You’re Using a Low-Quality Extension Cable With Your PC

I typically avoid using extension cables for PCs because they can get overloaded fairly easily. Direct wall outlet connections are always the best and most reliable solution. 

Low-quality PC extension cables can affect the power quality getting to your CPU, preventing the CPU fan from spinning properly. It might work sometimes, but other times it’ll twitch uncontrollably.

How To Avoid Extension Cable Problems

So, how can you prevent extension cables from ruining or reducing your CPU fan’s capabilities? Try some of these recommendations:

  • Connect your computer directly to a wall outlet.
  • Never exceed the extension cable’s electrical capacity to prevent it from overheating or tripping the breaker.
  • If you’re determined to use an extension cable, ensure it has a built-in surge protector.
  • Check the wall outlet’s amp limit (and don’t exceed it with too many cables).

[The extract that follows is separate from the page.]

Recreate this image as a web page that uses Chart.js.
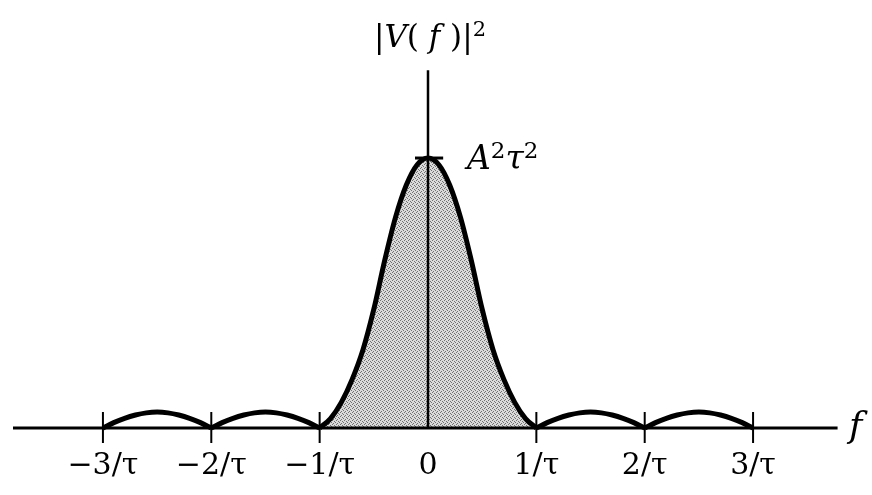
<!DOCTYPE html>
<html>
<head>
<meta charset="utf-8">
<script src="https://cdn.jsdelivr.net/npm/chart.js@4.4.1/dist/chart.umd.min.js"></script>
<style>
  html, body { margin: 0; padding: 0; background: #fff; }
  #wrap { width: 872px; height: 495px; }
</style>
</head>
<body>
<div id="wrap"><canvas id="chart1"></canvas></div>
<script>
// main lobe of |V(f)|^2, f in units of 1/tau, power in units of A^2 tau^2
const mainF = [-1, -0.9, -0.8, -0.7, -0.6, -0.5, -0.4, -0.3, -0.2, -0.1, 0,
               0.1, 0.2, 0.3, 0.4, 0.5, 0.6, 0.7, 0.8, 0.9, 1];
const mainPower = [0, 0.035, 0.095, 0.18, 0.29, 0.44, 0.62, 0.78, 0.9, 0.975, 1,
                   0.975, 0.9, 0.78, 0.62, 0.44, 0.29, 0.18, 0.095, 0.035, 0];

// side lobes, all drawn the same size
const lobeStarts = [-3, -2, 1, 2];
const lobeOffsets = [0, 0.1, 0.2, 0.3, 0.4, 0.5, 0.6, 0.7, 0.8, 0.9, 1];
const lobePower = [0, 0.02, 0.036, 0.048, 0.056, 0.059, 0.056, 0.048, 0.036, 0.02, 0];

const tickValues = [-3, -2, -1, 0, 1, 2, 3];
const tickLabels = ["\u22123/\u03c4", "\u22122/\u03c4", "\u22121/\u03c4", "0", "1/\u03c4", "2/\u03c4", "3/\u03c4"];

const serif = "'DejaVu Serif', 'Liberation Serif', serif";

// stippled grey for the shaded lobe
function stipple() {
  const c = document.createElement("canvas");
  c.width = 4; c.height = 4;
  const g = c.getContext("2d");
  g.fillStyle = "#dadada";
  g.fillRect(0, 0, 4, 4);
  g.fillStyle = "#707070";
  g.fillRect(0, 0, 1, 1);
  g.fillRect(2, 1, 1, 1);
  g.fillRect(1, 3, 1, 1);
  g.fillRect(3, 2, 1, 1);
  return g.createPattern(c, "repeat");
}

const datasets = [{
  data: mainF.map((f, i) => ({ x: f, y: mainPower[i] })),
  borderColor: "#000",
  borderWidth: 5,
  backgroundColor: stipple(),
  fill: "origin",
}];
lobeStarts.forEach((s) => {
  datasets.push({
    data: lobeOffsets.map((o, i) => ({ x: s + o, y: lobePower[i] })),
    borderColor: "#000",
    borderWidth: 5,
    fill: false,
  });
});
datasets.forEach((d) => {
  d.showLine = true;
  d.pointRadius = 0;
  d.cubicInterpolationMode = "monotone";
  d.clip = 10;
});

// draws the axes, tick marks and math labels
const axesPlugin = {
  id: "axes",
  afterDatasetsDraw(chart) {
    const ctx = chart.ctx;
    const xs = chart.scales.x, ys = chart.scales.y;
    const y0 = ys.getPixelForValue(0);
    const x0 = xs.getPixelForValue(0);
    ctx.save();
    ctx.strokeStyle = "#000";
    ctx.lineCap = "butt";

    // f axis
    ctx.lineWidth = 3;
    ctx.beginPath();
    ctx.moveTo(xs.getPixelForValue(-3.83), y0);
    ctx.lineTo(xs.getPixelForValue(3.78), y0);
    ctx.stroke();

    // power axis
    ctx.lineWidth = 2.5;
    ctx.beginPath();
    ctx.moveTo(x0, y0);
    ctx.lineTo(x0, ys.getPixelForValue(1.325));
    ctx.stroke();

    // tick marks
    ctx.lineWidth = 2;
    tickValues.forEach((v) => {
      if (v === 0) return;
      const px = xs.getPixelForValue(v);
      ctx.beginPath();
      ctx.moveTo(px, y0 - 16);
      ctx.lineTo(px, y0 + 15);
      ctx.stroke();
    });

    // peak marker
    const yp = ys.getPixelForValue(1);
    ctx.lineWidth = 3;
    ctx.beginPath();
    ctx.moveTo(xs.getPixelForValue(-0.12), yp);
    ctx.lineTo(xs.getPixelForValue(0.14), yp);
    ctx.stroke();

    ctx.fillStyle = "#000";
    ctx.textBaseline = "alphabetic";

    // writes runs of [text, font, rise] from x, returns end x
    function runs(parts, x, base) {
      parts.forEach(([t, f, rise]) => {
        ctx.font = f;
        ctx.fillText(t, x, base - (rise || 0));
        x += ctx.measureText(t).width;
      });
      return x;
    }
    function width(parts) {
      let w = 0;
      parts.forEach(([t, f]) => { ctx.font = f; w += ctx.measureText(t).width; });
      return w;
    }

    const big = "31px " + serif, ital = "italic 31px " + serif, sup = "21px " + serif;

    const title = [["|", big], ["V", ital], ["( ", big], ["f", ital], [" )|", big], ["2", sup, 11]];
    runs(title, x0 + 2 - width(title) / 2, 47);

    const lab = "italic 33px " + serif, labSup = "23px " + serif;
    runs([["A", lab], ["2", labSup, 11], ["\u03c4", lab], ["2", labSup, 11]], 467, 169);

    ctx.font = "italic 36px " + serif;
    ctx.fillText("f", 849, 437);
    ctx.restore();
  },
};

new Chart(document.getElementById("chart1"), {
  type: "scatter",
  data: { datasets: datasets },
  plugins: [axesPlugin],
  options: {
    responsive: true,
    maintainAspectRatio: false,
    animation: false,
    layout: { padding: { top: 63, right: 16, left: 0, bottom: 0 } },
    plugins: { legend: { display: false }, tooltip: { enabled: false } },
    scales: {
      x: {
        type: "linear",
        min: -3.95,
        max: 3.95,
        grid: { display: false, drawTicks: false },
        border: { display: false },
        afterFit: (scale) => { scale.height = 67; },
        afterBuildTicks: (scale) => { scale.ticks = tickValues.map((v) => ({ value: v })); },
        ticks: {
          padding: 20,
          color: "#000",
          font: { family: serif, size: 30 },
          callback: (v) => tickLabels[tickValues.indexOf(v)],
        },
      },
      y: {
        display: false,
        min: 0,
        max: 1.352,
      },
    },
  },
});
</script>
</body>
</html>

Extension cables are hard to avoid when you have a PC, a monitor, and other office equipment plugged into the same outlet.

Final Thoughts

Although CPU fans last several years, annual maintenance is very important. Not only will it prevent your CPU fan from breaking, but it’ll also help you get the most out of your processor.

A little cleaning can make a difference and ensure proper air intake filter maintenance.